Susan’s efforts to help others come in part from her background. She grew up in a family that instilled ethics, values and hard work. She has, since then, become a captain of the mind. By this I mean I have read her words on a number of forums and they are not simply well-stated--they always put the interests of families and students first. She cares about the meaning of words and the importance of writing but she cares more about finding places for students to go that will match their interests and needs. She cares about transporting people to new lands—undiscovered vistas.

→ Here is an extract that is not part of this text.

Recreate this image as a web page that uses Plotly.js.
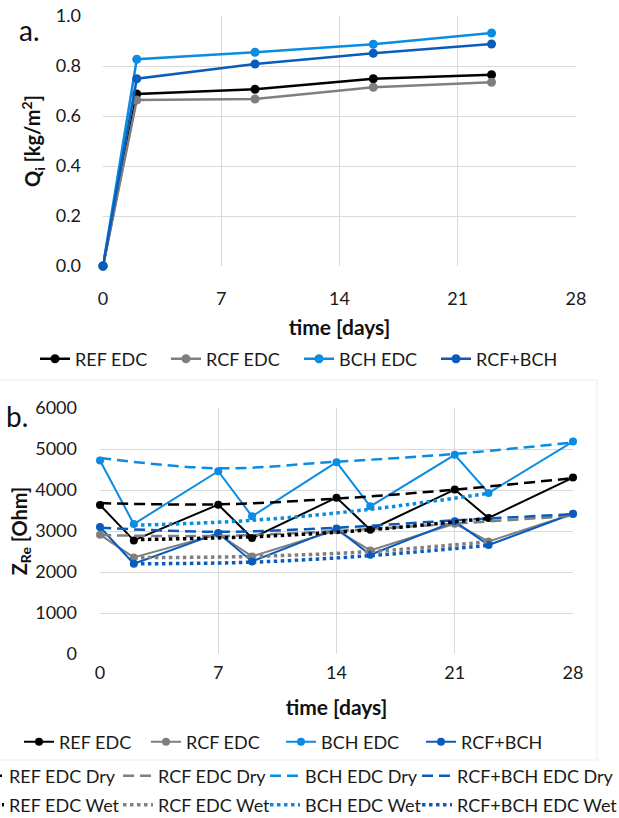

For those who do wish to find out more about her services, I encourage you to contact her: Susan Dabbar: www.admissionsmarts.com

I would like to thank Susan for putting such effort into informing us about issues that are at the forefront of education today.  She is an inspiration to me and I am sure to others too. Walt Whitman writing an open letter to Ralph Waldo Emerson, highlights Emerson’s leadership. It seems to me he captures Susan’s leadership too:  

I say you have led The States there—have led Me there. I say that none has ever done, or ever can do, a greater deed for The States, than your deed. Others may line out the lines, build cities, work mines, break up farms; it is yours to have been the original true Captain who put to sea, intuitive, positive, rendering the first report, to be told less by any report, and more by the mariners of a thousand bays, in each tack of their arriving and departing, many years after you.